### REQUEST
Make an exact transcription of the material, leaving out all images.
## START MATERIAL PROVIDED
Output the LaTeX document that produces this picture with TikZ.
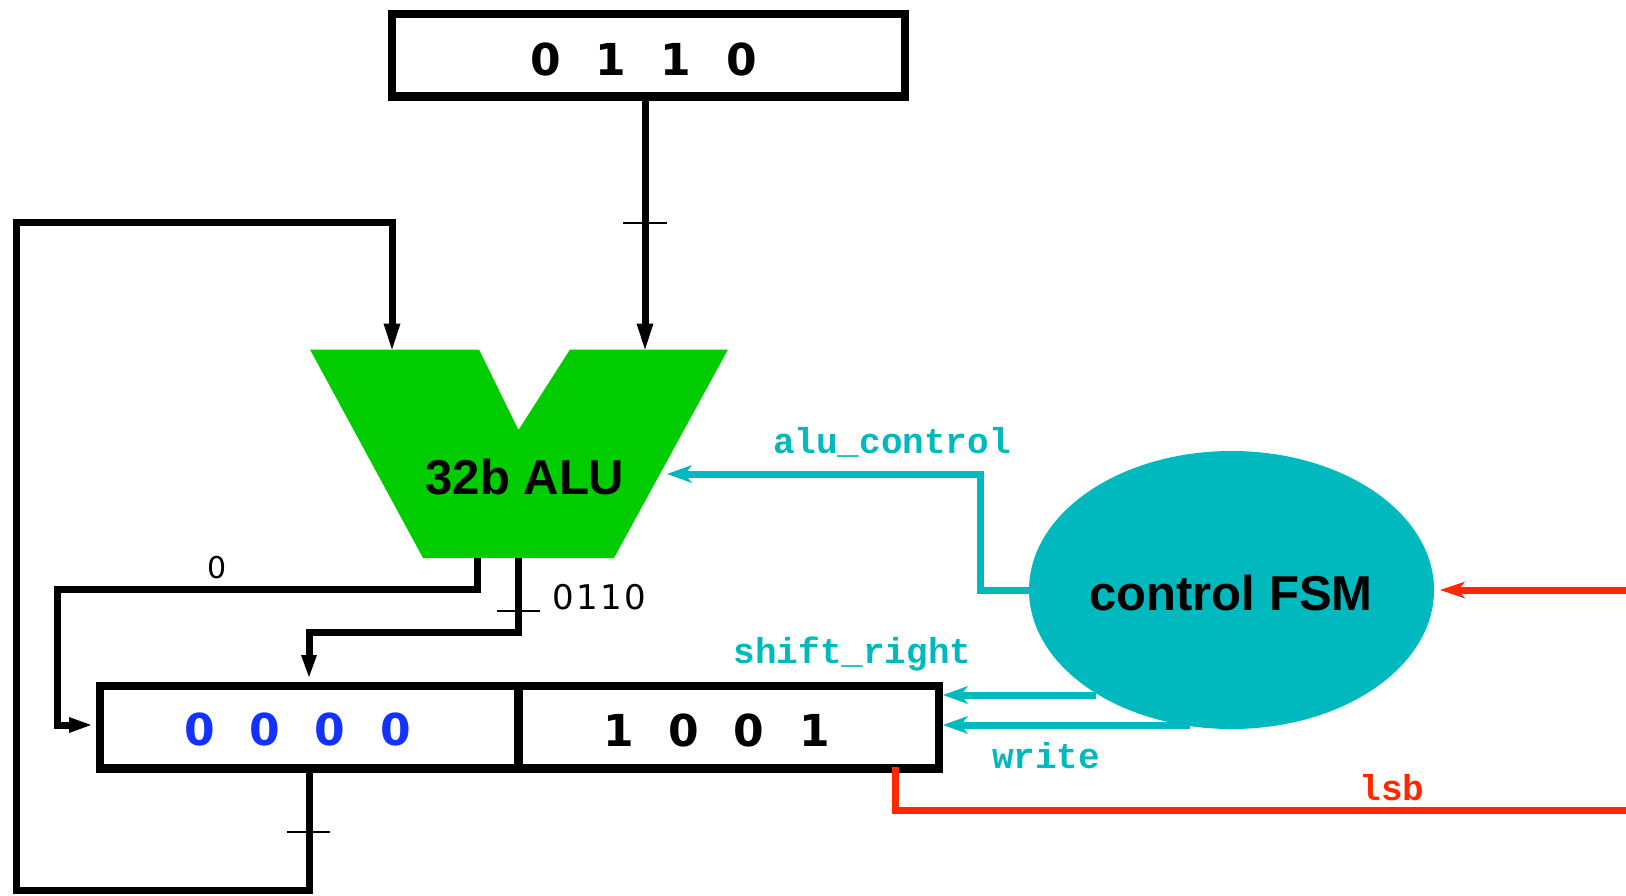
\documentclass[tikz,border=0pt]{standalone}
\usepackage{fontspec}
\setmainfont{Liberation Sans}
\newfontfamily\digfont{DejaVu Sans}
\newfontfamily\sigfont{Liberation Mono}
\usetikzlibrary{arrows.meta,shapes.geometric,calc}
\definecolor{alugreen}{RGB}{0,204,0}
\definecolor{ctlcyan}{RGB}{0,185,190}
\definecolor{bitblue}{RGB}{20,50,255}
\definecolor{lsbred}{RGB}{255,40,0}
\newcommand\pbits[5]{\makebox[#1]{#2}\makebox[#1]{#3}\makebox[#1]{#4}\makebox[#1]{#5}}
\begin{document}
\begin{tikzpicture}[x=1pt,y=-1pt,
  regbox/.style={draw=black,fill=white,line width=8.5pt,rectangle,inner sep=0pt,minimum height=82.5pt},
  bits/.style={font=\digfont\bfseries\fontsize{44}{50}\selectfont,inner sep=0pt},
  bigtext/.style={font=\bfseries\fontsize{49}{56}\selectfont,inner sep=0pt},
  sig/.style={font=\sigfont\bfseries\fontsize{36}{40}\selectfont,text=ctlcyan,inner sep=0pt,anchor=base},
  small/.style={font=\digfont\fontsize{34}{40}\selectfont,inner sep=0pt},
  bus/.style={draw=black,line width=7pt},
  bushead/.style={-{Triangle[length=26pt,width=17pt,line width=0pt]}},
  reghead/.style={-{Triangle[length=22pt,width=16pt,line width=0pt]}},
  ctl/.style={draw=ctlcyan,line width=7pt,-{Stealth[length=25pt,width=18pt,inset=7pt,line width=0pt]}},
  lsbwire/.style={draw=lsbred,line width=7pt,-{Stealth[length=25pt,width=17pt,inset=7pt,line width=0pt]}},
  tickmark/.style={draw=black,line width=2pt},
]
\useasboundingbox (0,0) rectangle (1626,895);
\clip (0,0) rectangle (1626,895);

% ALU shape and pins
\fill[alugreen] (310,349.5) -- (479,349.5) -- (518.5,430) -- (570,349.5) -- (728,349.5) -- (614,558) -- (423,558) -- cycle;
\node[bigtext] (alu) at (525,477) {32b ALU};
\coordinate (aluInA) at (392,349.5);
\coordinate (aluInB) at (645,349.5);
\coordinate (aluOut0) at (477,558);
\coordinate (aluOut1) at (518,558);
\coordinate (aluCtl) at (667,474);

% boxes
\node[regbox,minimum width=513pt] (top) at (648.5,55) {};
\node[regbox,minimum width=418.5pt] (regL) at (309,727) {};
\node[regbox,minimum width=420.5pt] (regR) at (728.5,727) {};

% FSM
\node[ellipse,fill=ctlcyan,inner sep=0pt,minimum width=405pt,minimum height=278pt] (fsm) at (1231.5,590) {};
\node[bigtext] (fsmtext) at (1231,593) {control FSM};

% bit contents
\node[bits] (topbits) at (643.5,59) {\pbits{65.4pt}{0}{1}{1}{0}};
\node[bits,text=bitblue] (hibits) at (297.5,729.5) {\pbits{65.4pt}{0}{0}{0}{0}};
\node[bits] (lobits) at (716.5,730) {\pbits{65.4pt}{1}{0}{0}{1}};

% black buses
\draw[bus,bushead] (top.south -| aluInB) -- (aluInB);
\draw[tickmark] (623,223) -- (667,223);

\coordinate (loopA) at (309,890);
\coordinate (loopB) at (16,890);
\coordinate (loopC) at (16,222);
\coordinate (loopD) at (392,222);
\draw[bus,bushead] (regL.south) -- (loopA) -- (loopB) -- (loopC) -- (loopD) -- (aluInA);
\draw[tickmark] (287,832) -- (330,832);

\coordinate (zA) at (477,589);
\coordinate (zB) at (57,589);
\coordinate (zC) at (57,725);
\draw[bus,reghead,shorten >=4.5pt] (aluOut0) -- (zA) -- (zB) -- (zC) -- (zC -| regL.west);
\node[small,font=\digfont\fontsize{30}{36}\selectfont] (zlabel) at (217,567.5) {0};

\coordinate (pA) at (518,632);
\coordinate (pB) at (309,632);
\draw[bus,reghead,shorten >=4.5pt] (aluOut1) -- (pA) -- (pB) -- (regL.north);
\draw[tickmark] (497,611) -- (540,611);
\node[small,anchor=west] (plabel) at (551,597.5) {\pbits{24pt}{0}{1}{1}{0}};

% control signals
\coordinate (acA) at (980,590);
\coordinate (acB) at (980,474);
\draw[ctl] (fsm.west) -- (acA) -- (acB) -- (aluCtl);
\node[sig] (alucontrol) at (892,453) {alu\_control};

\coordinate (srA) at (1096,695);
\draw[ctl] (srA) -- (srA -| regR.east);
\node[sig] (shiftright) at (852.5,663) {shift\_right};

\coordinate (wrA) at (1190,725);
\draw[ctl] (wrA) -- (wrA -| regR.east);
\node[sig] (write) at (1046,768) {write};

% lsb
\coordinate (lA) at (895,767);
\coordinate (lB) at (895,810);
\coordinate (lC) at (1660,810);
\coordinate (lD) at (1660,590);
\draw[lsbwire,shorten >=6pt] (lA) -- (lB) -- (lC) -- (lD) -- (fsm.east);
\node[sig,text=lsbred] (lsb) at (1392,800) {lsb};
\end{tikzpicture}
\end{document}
## END MATERIAL PROVIDED
### EXERCISE RESULT
Output the LaTeX document that produces this picture with TikZ.
\documentclass[tikz,border=0pt]{standalone}
\usepackage{fontspec}
\setmainfont{Liberation Sans}
\newfontfamily\digfont{DejaVu Sans}
\newfontfamily\sigfont{Liberation Mono}
\usetikzlibrary{arrows.meta,shapes.geometric,calc}
\definecolor{alugreen}{RGB}{0,204,0}
\definecolor{ctlcyan}{RGB}{0,185,190}
\definecolor{bitblue}{RGB}{20,50,255}
\definecolor{lsbred}{RGB}{255,40,0}
\newcommand\pbits[5]{\makebox[#1]{#2}\makebox[#1]{#3}\makebox[#1]{#4}\makebox[#1]{#5}}
\begin{document}
\begin{tikzpicture}[x=1pt,y=-1pt,
  regbox/.style={draw=black,fill=white,line width=8.5pt,rectangle,inner sep=0pt,minimum height=82.5pt},
  bits/.style={font=\digfont\bfseries\fontsize{44}{50}\selectfont,inner sep=0pt},
  bigtext/.style={font=\bfseries\fontsize{49}{56}\selectfont,inner sep=0pt},
  sig/.style={font=\sigfont\bfseries\fontsize{36}{40}\selectfont,text=ctlcyan,inner sep=0pt,anchor=base},
  small/.style={font=\digfont\fontsize{34}{40}\selectfont,inner sep=0pt},
  bus/.style={draw=black,line width=7pt},
  bushead/.style={-{Triangle[length=26pt,width=17pt,line width=0pt]}},
  reghead/.style={-{Triangle[length=22pt,width=16pt,line width=0pt]}},
  ctl/.style={draw=ctlcyan,line width=7pt,-{Stealth[length=25pt,width=18pt,inset=7pt,line width=0pt]}},
  lsbwire/.style={draw=lsbred,line width=7pt,-{Stealth[length=25pt,width=17pt,inset=7pt,line width=0pt]}},
  tickmark/.style={draw=black,line width=2pt},
]
\useasboundingbox (0,0) rectangle (1626,895);
\clip (0,0) rectangle (1626,895);

% ALU shape and pins
\fill[alugreen] (310,349.5) -- (479,349.5) -- (518.5,430) -- (570,349.5) -- (728,349.5) -- (614,558) -- (423,558) -- cycle;
\node[bigtext] (alu) at (525,477) {32b ALU};
\coordinate (aluInA) at (392,349.5);
\coordinate (aluInB) at (645,349.5);
\coordinate (aluOut0) at (477,558);
\coordinate (aluOut1) at (518,558);
\coordinate (aluCtl) at (667,474);

% boxes
\node[regbox,minimum width=513pt] (top) at (648.5,55) {};
\node[regbox,minimum width=418.5pt] (regL) at (309,727) {};
\node[regbox,minimum width=420.5pt] (regR) at (728.5,727) {};

% FSM
\node[ellipse,fill=ctlcyan,inner sep=0pt,minimum width=405pt,minimum height=278pt] (fsm) at (1231.5,590) {};
\node[bigtext] (fsmtext) at (1231,593) {control FSM};

% bit contents
\node[bits] (topbits) at (643.5,59) {\pbits{65.4pt}{0}{1}{1}{0}};
\node[bits,text=bitblue] (hibits) at (297.5,729.5) {\pbits{65.4pt}{0}{0}{0}{0}};
\node[bits] (lobits) at (716.5,730) {\pbits{65.4pt}{1}{0}{0}{1}};

% black buses
\draw[bus,bushead] (top.south -| aluInB) -- (aluInB);
\draw[tickmark] (623,223) -- (667,223);

\coordinate (loopA) at (309,890);
\coordinate (loopB) at (16,890);
\coordinate (loopC) at (16,222);
\coordinate (loopD) at (392,222);
\draw[bus,bushead] (regL.south) -- (loopA) -- (loopB) -- (loopC) -- (loopD) -- (aluInA);
\draw[tickmark] (287,832) -- (330,832);

\coordinate (zA) at (477,589);
\coordinate (zB) at (57,589);
\coordinate (zC) at (57,725);
\draw[bus,reghead,shorten >=4.5pt] (aluOut0) -- (zA) -- (zB) -- (zC) -- (zC -| regL.west);
\node[small,font=\digfont\fontsize{30}{36}\selectfont] (zlabel) at (217,567.5) {0};

\coordinate (pA) at (518,632);
\coordinate (pB) at (309,632);
\draw[bus,reghead,shorten >=4.5pt] (aluOut1) -- (pA) -- (pB) -- (regL.north);
\draw[tickmark] (497,611) -- (540,611);
\node[small,anchor=west] (plabel) at (551,597.5) {\pbits{24pt}{0}{1}{1}{0}};

% control signals
\coordinate (acA) at (980,590);
\coordinate (acB) at (980,474);
\draw[ctl] (fsm.west) -- (acA) -- (acB) -- (aluCtl);
\node[sig] (alucontrol) at (892,453) {alu\_control};

\coordinate (srA) at (1096,695);
\draw[ctl] (srA) -- (srA -| regR.east);
\node[sig] (shiftright) at (852.5,663) {shift\_right};

\coordinate (wrA) at (1190,725);
\draw[ctl] (wrA) -- (wrA -| regR.east);
\node[sig] (write) at (1046,768) {write};

% lsb
\coordinate (lA) at (895,767);
\coordinate (lB) at (895,810);
\coordinate (lC) at (1660,810);
\coordinate (lD) at (1660,590);
\draw[lsbwire,shorten >=6pt] (lA) -- (lB) -- (lC) -- (lD) -- (fsm.east);
\node[sig,text=lsbred] (lsb) at (1392,800) {lsb};
\end{tikzpicture}
\end{document}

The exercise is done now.